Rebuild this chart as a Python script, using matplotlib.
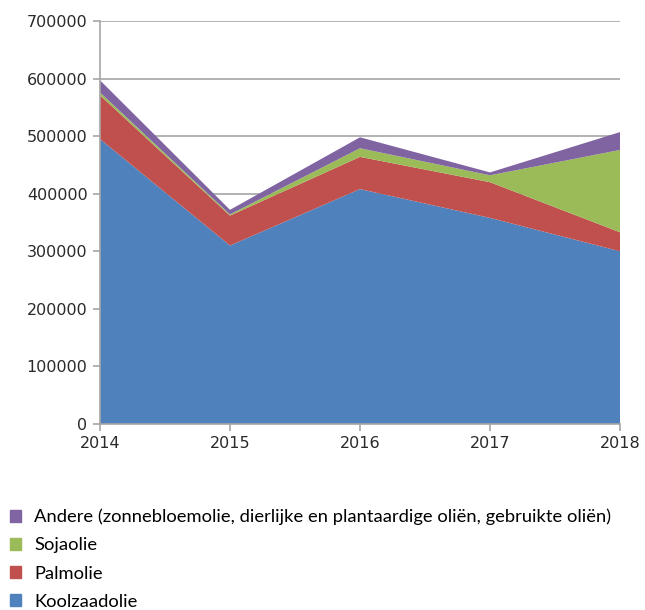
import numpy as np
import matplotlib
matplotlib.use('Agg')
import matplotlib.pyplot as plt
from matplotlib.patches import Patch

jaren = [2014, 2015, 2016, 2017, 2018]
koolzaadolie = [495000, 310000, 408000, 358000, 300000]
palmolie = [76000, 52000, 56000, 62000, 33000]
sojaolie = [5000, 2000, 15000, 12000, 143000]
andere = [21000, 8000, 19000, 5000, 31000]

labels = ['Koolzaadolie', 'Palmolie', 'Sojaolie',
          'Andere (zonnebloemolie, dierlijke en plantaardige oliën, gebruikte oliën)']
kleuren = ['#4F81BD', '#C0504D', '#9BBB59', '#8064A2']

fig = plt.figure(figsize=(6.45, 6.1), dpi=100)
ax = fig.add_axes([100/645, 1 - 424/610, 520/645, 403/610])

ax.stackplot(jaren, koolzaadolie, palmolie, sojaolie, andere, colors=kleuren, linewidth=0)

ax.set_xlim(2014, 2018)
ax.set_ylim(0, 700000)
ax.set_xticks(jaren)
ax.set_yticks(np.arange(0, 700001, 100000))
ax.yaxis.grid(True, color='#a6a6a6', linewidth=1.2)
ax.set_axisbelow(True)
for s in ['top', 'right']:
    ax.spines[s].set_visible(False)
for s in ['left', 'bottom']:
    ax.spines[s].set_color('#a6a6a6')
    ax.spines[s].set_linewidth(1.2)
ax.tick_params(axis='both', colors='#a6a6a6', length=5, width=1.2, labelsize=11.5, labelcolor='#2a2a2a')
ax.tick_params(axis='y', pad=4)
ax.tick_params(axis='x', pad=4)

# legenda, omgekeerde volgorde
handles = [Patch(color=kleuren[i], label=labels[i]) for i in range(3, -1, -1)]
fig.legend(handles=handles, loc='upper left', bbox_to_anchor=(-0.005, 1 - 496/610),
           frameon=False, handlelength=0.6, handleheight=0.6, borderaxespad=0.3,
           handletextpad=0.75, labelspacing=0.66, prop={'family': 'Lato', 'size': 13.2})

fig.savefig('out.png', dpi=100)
•••••
**Work instructions**
Return the whole listing, word for word, and leave out every picture.

**Response to the exercise**
Rebuild this chart as a Python script, using matplotlib.
import numpy as np
import matplotlib
matplotlib.use('Agg')
import matplotlib.pyplot as plt
from matplotlib.patches import Patch

jaren = [2014, 2015, 2016, 2017, 2018]
koolzaadolie = [495000, 310000, 408000, 358000, 300000]
palmolie = [76000, 52000, 56000, 62000, 33000]
sojaolie = [5000, 2000, 15000, 12000, 143000]
andere = [21000, 8000, 19000, 5000, 31000]

labels = ['Koolzaadolie', 'Palmolie', 'Sojaolie',
          'Andere (zonnebloemolie, dierlijke en plantaardige oliën, gebruikte oliën)']
kleuren = ['#4F81BD', '#C0504D', '#9BBB59', '#8064A2']

fig = plt.figure(figsize=(6.45, 6.1), dpi=100)
ax = fig.add_axes([100/645, 1 - 424/610, 520/645, 403/610])

ax.stackplot(jaren, koolzaadolie, palmolie, sojaolie, andere, colors=kleuren, linewidth=0)

ax.set_xlim(2014, 2018)
ax.set_ylim(0, 700000)
ax.set_xticks(jaren)
ax.set_yticks(np.arange(0, 700001, 100000))
ax.yaxis.grid(True, color='#a6a6a6', linewidth=1.2)
ax.set_axisbelow(True)
for s in ['top', 'right']:
    ax.spines[s].set_visible(False)
for s in ['left', 'bottom']:
    ax.spines[s].set_color('#a6a6a6')
    ax.spines[s].set_linewidth(1.2)
ax.tick_params(axis='both', colors='#a6a6a6', length=5, width=1.2, labelsize=11.5, labelcolor='#2a2a2a')
ax.tick_params(axis='y', pad=4)
ax.tick_params(axis='x', pad=4)

# legenda, omgekeerde volgorde
handles = [Patch(color=kleuren[i], label=labels[i]) for i in range(3, -1, -1)]
fig.legend(handles=handles, loc='upper left', bbox_to_anchor=(-0.005, 1 - 496/610),
           frameon=False, handlelength=0.6, handleheight=0.6, borderaxespad=0.3,
           handletextpad=0.75, labelspacing=0.66, prop={'family': 'Lato', 'size': 13.2})

fig.savefig('out.png', dpi=100)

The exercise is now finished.